David Lapham's Young Liars (DC Comics/Vertigo)

The Best Comic Book You're Not Reading

David Christopher
If you buy your comics at comic book stores, rather than newsstands, chances are you have come across Young Liars. If you haven't picked up a copy to at least leaf through, you should. Right away. In fact, you might want to just head back on over to the shop now and see if there are any issues in stock. Really. It's that good.

Written and illustrated by the excellent David Lapham, who also helms the brilliant though irregularly published Stray Bullets, Young Liars is an intricate tale concerning a group of young adults that is equal parts science fiction, drama, memoir, action, espionage, romance, and mystery. It is enthusiastically nonlinear and may require a few reads for it to begin to make sense (note: begin to make sense).

The overall plot roughly involves what may or may not be a conspiracy by a group of alien spiders ("The Spiders from Mars") to impregnate a female spider who has taken the form of a human girl named Sadie, in order to raise soldiers for their army to conquer Earth. Sadie, the object of affection of an obsessive Danny Noonan, the comic's main character, has a bullet lodged in her brain that disrupts her ability to reason or recall. As a result, Danny, who in fact shot her in a jealous rage, along with a group of...well, frenemies, try to keep her out of the trouble she so blithely gets in, while trying to throw the Pinkertons-representatives of the Spiders-off their trail.
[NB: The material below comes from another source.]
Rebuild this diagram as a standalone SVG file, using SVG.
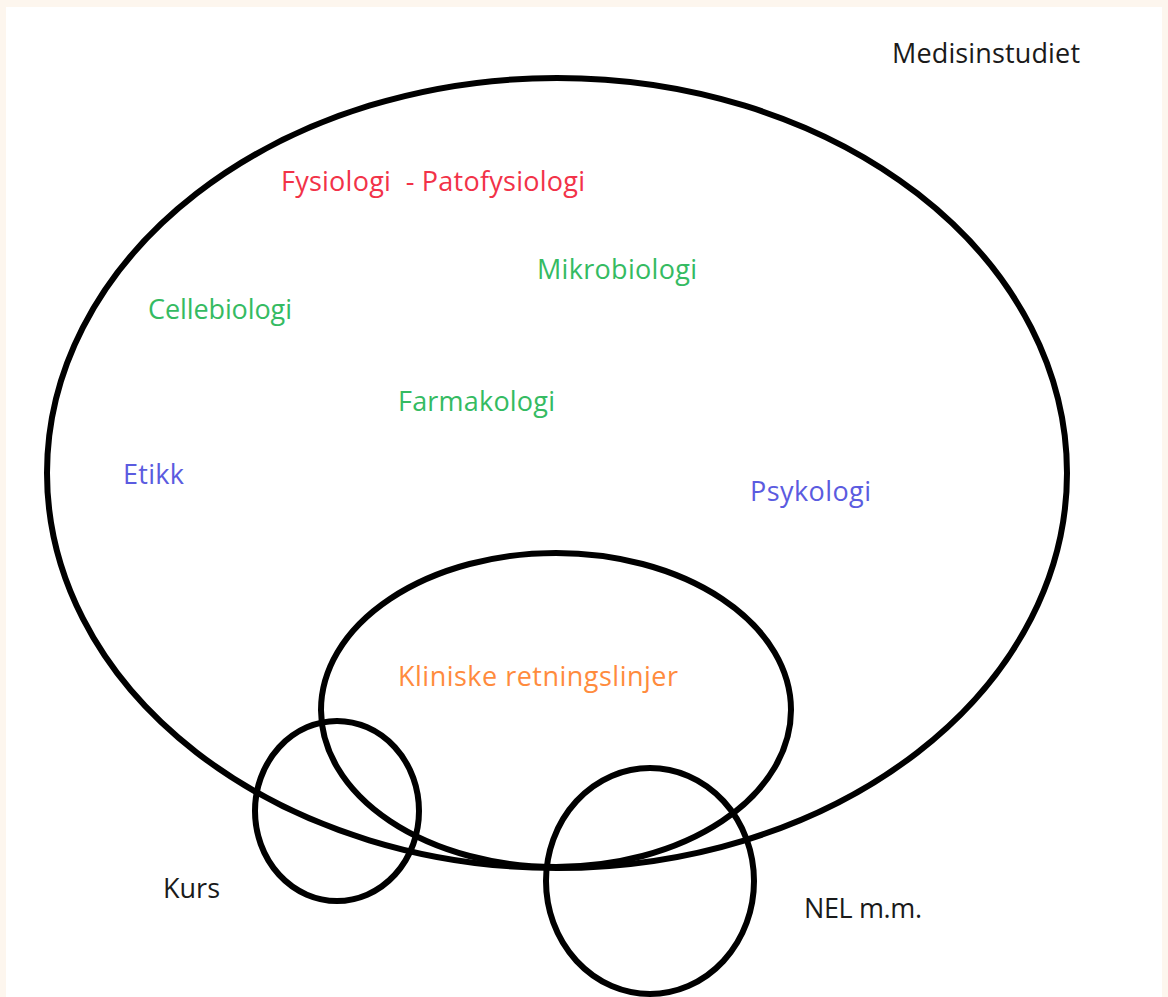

It gets more complicated from there.

The surrealism of the plot coupled with the nonlinear structure in which it is told, nicely captures the main conceit of the book: that the characters can't tell whether what they experience and remember are just lies they tell themselves to cope with cope with their various addictions, compulsions, and obsessions. Even if you've read every issue, you can't be sure that you actually know what is going on.

Young Liars touches on self-destructive behavior, loneliness, youth, social expectations, sexual identity, child abuse, and addiction among other themes, but it's not a downer. There are some priceless absurdist moments here. And because you are trying to find (or perhaps imbue the series with) meaning, the weighty scenes, interspersed with black humor and pulpish action and/or science fiction, don't oppress.

It's hard to like any of the characters: characters that were likable one issue often become thoroughly unlikable the next. Yet, what is most compelling here is not the parts themselves necessarily, but the sum. And because each issue expands on a character or period of time, and sends it/them veering onto some crazy new path, it feels as though the comic is in a state of perpetual reveal, like ABC's television show Lost. The truth of what's really going on is always on the tip of your tongue; and when the actual truth is finally revealed, you'll harangue yourself mercilessly for missing it.

One year in, the pace has not slowed. In fact, issue 12 contains a bit of a reset, although starting there might leave you more confused than ever; it may actually be easier for you to buy one of the trade paperbacks collecting the first or second story arc.

But you should. Now. Really. It's that good.